:: STORED ROWS ::
** begin **
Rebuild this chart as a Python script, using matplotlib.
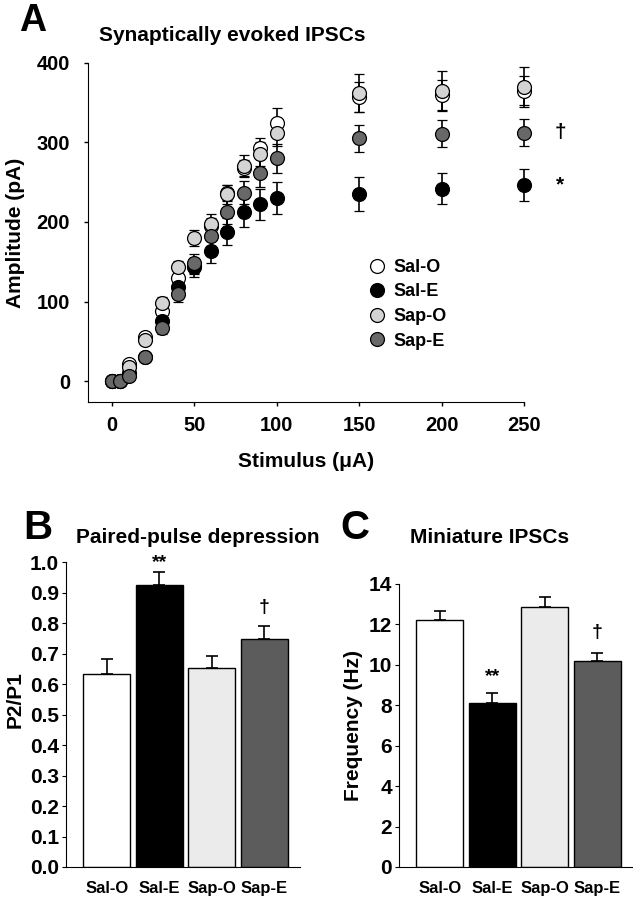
** end **
** begin **
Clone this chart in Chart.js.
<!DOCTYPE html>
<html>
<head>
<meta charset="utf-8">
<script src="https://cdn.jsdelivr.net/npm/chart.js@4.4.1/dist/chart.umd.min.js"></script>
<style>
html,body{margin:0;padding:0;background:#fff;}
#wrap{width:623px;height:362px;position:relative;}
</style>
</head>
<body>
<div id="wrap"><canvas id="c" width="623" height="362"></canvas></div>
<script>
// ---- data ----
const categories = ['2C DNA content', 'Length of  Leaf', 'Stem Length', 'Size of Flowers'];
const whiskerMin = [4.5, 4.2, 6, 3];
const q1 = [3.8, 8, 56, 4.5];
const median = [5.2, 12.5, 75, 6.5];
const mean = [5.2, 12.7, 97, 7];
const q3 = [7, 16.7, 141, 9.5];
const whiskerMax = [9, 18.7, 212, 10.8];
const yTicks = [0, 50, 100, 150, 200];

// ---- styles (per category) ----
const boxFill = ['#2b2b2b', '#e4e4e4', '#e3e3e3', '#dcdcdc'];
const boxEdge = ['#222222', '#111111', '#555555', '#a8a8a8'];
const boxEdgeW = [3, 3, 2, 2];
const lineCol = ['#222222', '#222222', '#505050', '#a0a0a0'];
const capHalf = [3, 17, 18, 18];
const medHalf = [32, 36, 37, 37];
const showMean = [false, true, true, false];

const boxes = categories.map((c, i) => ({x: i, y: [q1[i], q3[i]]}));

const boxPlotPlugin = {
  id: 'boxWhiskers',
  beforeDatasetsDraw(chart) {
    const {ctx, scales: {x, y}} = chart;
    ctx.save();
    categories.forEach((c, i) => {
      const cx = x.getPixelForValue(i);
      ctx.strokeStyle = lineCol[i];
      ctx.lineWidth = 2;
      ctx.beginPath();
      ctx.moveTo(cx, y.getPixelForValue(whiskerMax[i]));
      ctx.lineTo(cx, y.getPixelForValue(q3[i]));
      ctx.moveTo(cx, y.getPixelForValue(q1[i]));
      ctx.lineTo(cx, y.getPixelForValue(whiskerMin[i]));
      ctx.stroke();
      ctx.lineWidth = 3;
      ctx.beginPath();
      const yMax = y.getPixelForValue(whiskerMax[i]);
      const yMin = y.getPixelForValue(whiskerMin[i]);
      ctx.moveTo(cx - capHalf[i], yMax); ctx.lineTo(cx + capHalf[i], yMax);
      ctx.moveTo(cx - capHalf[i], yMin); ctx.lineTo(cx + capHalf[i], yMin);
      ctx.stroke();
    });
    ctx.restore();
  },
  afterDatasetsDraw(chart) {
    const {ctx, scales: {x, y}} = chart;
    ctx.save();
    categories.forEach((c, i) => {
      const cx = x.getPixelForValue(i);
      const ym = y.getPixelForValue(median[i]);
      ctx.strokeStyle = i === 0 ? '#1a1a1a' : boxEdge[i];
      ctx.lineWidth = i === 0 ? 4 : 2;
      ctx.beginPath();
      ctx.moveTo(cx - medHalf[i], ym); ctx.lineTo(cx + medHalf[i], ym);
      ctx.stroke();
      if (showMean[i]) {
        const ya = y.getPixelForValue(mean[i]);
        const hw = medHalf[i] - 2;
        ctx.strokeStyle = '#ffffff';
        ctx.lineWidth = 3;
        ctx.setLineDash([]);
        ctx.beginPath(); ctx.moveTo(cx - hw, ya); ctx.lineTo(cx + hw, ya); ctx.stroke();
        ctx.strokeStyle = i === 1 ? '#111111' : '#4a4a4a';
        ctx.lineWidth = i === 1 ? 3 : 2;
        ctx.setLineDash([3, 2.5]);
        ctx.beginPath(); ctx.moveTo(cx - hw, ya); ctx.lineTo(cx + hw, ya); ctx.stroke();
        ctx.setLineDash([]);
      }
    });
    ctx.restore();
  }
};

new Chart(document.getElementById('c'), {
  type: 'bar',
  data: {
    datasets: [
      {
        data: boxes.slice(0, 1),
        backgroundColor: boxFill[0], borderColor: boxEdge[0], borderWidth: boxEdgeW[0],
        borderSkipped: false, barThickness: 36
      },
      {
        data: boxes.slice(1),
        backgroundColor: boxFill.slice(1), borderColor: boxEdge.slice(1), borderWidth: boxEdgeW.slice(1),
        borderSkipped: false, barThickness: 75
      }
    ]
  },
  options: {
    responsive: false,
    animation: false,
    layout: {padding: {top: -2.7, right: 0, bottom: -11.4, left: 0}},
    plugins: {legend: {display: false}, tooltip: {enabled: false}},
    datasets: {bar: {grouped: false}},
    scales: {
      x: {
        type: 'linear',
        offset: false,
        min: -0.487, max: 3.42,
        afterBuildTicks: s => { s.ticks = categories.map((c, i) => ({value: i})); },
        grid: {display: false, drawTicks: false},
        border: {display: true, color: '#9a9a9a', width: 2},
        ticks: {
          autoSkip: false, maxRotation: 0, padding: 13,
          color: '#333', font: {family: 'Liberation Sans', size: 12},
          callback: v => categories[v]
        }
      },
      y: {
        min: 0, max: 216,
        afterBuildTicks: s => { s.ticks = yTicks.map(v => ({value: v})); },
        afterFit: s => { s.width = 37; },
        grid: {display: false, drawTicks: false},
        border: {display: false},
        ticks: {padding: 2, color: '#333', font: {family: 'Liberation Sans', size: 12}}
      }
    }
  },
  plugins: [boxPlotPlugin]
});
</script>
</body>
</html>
** end **
:: GIVEN PROBLEM ::
Show every line from the listing above in which the string "this" appears.

:: FINISHED EXERCISE ::
Rebuild this chart as a Python script, using matplotlib.
Clone this chart in Chart.js.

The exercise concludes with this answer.